To bridge this gap, an analytics engineering approach is required: transforming raw, high-frequency water logger data into structured, event-driven data models. This case study outlines the architecture of a reusable data pipeline I designed and implemented to ingest logger datasets, handle signal noise, and delineate discrete hydrological events (high flow, low flow, and cease-to-flow) for map evaluation.


1. The architectural challenge: Raw logger data noise

Submersible loggers record raw hydrostatic pressure at fixed intervals (in our case, daily). Transforming this raw, continuous signal into distinct, multi-day “hydrologic events” presents two primary data-cleaning challenges:

  • The Fluctuation Problem: During low-flow or dry periods, the signal may fluctuate across threshold boundaries. This creates artificial “fragmentation” of a single event.
  • The Multi-Pulse Problem: A single high-flow event often features multiple distinct peaks (local maxima) caused by sequential weather systems. Treating these as separate events distorts downstream statistical models.

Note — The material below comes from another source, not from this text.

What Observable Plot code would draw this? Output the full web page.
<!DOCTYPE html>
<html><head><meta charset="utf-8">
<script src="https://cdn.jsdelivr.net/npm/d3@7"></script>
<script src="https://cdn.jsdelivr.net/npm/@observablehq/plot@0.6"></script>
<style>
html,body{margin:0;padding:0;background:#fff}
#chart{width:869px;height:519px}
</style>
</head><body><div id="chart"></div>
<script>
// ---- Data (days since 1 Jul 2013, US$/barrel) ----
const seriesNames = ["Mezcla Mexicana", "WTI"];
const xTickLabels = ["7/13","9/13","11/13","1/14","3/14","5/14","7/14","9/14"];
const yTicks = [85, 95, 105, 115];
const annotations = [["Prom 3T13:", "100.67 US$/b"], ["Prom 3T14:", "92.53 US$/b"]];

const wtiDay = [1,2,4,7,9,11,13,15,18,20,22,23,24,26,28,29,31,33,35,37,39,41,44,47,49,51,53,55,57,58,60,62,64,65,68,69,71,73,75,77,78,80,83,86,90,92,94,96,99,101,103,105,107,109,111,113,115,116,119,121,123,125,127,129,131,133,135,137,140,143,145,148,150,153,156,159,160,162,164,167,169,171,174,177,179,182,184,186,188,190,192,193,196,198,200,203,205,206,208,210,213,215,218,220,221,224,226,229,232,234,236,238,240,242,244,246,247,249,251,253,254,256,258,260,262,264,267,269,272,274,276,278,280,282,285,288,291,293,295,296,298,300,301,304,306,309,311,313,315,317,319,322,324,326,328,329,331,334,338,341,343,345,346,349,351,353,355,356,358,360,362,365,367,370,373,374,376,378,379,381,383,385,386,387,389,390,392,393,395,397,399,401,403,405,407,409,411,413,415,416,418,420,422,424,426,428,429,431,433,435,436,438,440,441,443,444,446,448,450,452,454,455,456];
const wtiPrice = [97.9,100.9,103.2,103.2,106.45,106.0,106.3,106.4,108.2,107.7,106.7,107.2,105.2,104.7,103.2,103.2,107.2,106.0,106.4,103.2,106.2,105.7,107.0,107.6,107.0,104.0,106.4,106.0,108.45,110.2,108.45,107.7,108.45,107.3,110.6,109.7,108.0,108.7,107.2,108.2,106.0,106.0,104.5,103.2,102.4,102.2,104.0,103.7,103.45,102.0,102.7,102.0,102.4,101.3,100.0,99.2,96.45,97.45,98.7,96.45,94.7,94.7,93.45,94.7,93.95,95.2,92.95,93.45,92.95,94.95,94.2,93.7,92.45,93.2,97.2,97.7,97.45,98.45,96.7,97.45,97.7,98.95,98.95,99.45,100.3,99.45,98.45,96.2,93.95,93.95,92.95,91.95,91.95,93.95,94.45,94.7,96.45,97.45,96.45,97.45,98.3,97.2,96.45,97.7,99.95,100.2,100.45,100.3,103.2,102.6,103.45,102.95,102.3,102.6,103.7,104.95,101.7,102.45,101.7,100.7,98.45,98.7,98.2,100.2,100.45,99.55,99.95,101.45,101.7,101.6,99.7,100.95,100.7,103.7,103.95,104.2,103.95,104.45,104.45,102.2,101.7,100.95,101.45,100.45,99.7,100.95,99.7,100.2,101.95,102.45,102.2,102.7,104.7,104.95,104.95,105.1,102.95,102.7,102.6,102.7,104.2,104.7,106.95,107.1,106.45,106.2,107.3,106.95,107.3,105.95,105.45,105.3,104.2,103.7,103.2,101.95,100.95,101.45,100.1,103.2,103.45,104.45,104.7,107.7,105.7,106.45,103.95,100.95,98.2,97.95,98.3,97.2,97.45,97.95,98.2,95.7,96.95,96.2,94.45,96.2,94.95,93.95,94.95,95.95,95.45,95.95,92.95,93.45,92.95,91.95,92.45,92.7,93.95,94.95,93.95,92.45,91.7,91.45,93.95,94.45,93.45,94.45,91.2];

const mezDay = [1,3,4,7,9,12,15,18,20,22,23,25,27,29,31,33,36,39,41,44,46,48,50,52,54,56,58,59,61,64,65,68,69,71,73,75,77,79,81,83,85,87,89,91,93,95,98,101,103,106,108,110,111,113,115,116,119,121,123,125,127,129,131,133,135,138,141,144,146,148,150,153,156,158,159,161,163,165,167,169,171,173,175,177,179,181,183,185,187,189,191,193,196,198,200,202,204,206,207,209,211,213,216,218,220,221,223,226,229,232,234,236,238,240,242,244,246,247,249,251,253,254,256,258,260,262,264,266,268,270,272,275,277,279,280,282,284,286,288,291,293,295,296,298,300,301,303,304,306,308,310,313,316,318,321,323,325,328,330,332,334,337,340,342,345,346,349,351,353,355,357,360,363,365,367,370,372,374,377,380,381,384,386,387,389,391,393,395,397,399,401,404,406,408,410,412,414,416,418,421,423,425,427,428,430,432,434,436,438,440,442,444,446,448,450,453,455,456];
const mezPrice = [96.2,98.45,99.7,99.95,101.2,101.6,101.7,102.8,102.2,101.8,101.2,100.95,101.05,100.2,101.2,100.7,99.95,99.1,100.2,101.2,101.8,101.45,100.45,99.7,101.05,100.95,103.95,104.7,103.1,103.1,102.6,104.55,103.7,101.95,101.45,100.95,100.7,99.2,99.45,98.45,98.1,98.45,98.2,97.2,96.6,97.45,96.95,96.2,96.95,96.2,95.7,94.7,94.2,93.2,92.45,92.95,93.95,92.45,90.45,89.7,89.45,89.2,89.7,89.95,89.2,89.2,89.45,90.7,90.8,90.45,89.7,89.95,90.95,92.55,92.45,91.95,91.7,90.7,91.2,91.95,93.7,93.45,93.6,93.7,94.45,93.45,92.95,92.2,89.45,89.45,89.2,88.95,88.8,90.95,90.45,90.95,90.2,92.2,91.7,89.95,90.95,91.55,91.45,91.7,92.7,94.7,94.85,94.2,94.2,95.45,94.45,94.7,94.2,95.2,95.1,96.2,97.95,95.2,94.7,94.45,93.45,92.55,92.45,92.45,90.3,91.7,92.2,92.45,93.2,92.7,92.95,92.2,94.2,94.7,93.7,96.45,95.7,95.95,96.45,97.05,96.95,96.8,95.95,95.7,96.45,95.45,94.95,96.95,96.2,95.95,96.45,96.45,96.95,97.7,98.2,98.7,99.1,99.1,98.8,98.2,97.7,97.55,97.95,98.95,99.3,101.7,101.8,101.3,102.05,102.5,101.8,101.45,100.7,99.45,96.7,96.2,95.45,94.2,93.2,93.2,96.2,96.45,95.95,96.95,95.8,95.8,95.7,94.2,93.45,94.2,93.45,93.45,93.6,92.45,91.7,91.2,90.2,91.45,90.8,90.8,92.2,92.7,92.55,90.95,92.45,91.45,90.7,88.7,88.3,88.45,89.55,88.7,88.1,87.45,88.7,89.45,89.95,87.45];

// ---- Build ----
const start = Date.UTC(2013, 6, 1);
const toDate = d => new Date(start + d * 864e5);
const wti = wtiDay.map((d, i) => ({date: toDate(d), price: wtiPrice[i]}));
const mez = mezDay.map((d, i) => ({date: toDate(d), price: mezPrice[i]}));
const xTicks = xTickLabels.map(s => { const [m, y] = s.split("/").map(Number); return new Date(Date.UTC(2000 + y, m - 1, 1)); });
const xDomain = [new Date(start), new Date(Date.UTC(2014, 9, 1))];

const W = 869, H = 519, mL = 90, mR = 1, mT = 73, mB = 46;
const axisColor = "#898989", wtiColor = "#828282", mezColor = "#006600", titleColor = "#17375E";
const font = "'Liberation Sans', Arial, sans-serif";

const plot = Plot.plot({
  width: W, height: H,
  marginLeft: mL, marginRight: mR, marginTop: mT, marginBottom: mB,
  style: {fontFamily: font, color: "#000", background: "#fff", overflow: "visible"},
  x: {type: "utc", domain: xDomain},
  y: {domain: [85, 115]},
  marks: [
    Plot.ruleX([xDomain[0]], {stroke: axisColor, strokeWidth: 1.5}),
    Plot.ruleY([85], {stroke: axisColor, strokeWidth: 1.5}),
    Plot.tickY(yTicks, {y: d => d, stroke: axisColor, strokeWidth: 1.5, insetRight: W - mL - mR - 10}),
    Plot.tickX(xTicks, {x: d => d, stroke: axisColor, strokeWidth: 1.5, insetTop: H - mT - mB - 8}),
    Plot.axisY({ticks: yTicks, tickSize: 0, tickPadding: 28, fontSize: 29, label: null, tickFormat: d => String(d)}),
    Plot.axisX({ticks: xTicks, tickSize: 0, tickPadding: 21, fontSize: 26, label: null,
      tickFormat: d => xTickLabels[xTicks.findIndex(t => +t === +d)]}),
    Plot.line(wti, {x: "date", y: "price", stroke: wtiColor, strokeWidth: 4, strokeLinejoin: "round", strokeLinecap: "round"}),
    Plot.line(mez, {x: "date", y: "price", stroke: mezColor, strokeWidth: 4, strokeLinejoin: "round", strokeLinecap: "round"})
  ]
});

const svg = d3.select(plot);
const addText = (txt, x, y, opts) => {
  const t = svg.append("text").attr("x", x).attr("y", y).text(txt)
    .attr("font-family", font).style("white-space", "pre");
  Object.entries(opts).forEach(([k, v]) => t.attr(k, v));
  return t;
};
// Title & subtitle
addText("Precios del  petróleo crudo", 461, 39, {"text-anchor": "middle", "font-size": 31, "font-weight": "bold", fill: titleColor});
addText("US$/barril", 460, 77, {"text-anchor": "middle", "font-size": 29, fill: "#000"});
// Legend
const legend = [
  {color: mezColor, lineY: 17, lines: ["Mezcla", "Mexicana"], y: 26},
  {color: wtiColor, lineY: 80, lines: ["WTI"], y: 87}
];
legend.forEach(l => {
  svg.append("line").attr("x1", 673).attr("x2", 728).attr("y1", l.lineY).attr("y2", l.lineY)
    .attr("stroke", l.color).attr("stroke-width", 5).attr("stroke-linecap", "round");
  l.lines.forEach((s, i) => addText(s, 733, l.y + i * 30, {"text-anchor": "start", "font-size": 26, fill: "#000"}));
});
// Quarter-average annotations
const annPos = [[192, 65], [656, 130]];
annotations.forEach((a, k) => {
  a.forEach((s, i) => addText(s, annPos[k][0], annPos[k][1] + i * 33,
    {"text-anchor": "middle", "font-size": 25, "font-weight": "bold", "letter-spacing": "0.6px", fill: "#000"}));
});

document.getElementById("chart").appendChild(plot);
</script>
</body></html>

To resolve this, the pipeline incorporates parameter-driven logic—such as a user-defined minimum separation time (gap tolerance)—to smooth out sensor noise and prevent artificial event splitting.

Example of output showing each high-flow event (above dotted blue line) and peak flow (red dot) during each event at the Gwydir wetlands. Daily flow data from gauge spans from 1988 to 2026.

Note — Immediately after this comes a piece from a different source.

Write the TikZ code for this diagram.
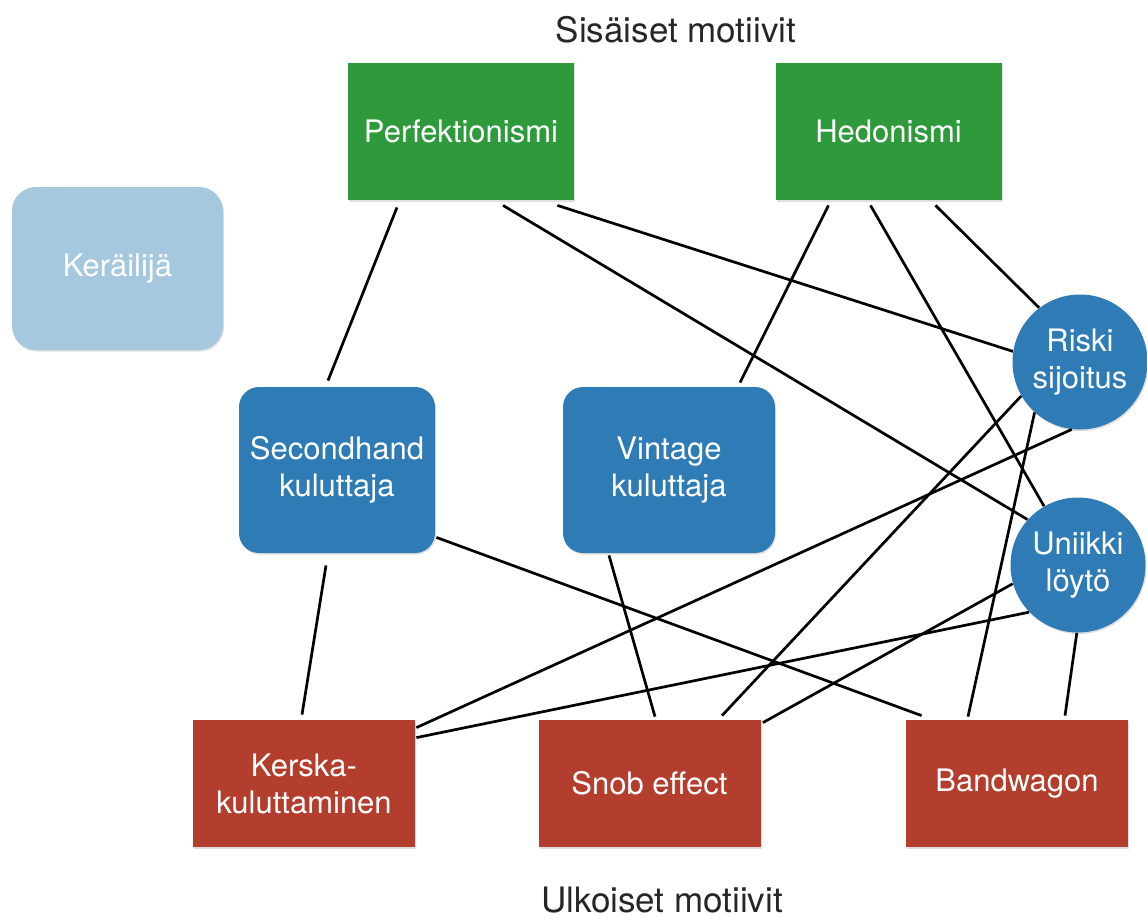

2. Pipeline design and data modelling

The solution is split into two logical layers: a Time-series layer for daily threshold classification, and an aggregated dimensional layer for event-level metrics.

Layer 1: The daily event timeseries (binary modelling)

The pipeline ingests the raw logger data and scales it against site-specific thresholds—such as Environmental Water Requirements (EWR) definitions (e.g., bank-full levels for high flow, or cease-to-flow limits). Instead of requiring analysts to compute threshold intersections downstream, the pipeline outputs a standardised, pre-flagged daily asset.

fieldtypedescription
gauge_idStringUnique identifier for the water logger station
DateDateDate of measurement
QFloatLogger-derived volumetric flow or water level status
hf_eventInteger (0/1)Binary indicator for an active high-flow event
lf_eventInteger (0/1)Binary indicator for an active low-flow event
ctf_eventInteger (0/1)Binary indicator for an active cease-to-flow event

Layer 2: The Aggregated Event Model (Feature Engineering)

To evaluate spatial inundation maps, data teams must compare whole environmental events rather than isolated days. The pipeline compresses the daily binary time-series into an aggregated event dimension table. Advanced metrics are engineered directly into the schema to describe the specific anatomy of each high-flow pulse.

Key engineered metrics in this layer include:

  • Hydrograph dynamics: Segmented volume metrics, specifically tracking cumulative volume up to the peak (cum_flow_to_peak) versus the volume during the drainage phase (cum_flow_from_peak) to quantify recession rates.
  • Sub-event counting: A peak-detection function that tracks the number of local maxima (N_sub_events) based on the magnitude of the recessions between pulses, indicating whether a flood was a single wave or a multi-stage event.

3. Contextual Enrichment: Antecedent Conditions

The environmental impact of a high-water event depends heavily on the catchment’s state prior to the event. A flood hitting an already saturated wetland behaves differently than one hitting a dry basin.

To provide analytical context, the pipeline features an antecedent condition module. Before finalising the records, a window function calculates the flow statistics (cumulative volume, variability, and event history) over the preceding days relative to the event_start_date.

This converts a simple date range into an enriched feature set, allowing downstream analysts to filter instantly for specific conditions, such as “High-flow events occurring immediately after a prolonged dry period.”

4. Production Value and Impact

By treating raw logger files with strict analytics engineering principles, this pipeline provides several systemic benefits:

  • Portability & scale: Built with decoupled, modular logic in R/Python, the pipeline is designed to interface with cloud data platforms once schemas are finalised.
  • Systematic map validation: Analysts can cleanly join specific logger event IDs directly to satellite capture dates, simplifying the evaluation of inundation map accuracy.
  • Data gap filling: By modelling the historical correlation between logger-measured water levels and observed surface water extent, the pipeline provides a foundation for inferring wetland dynamics on days when cloud cover obscures satellite visibility.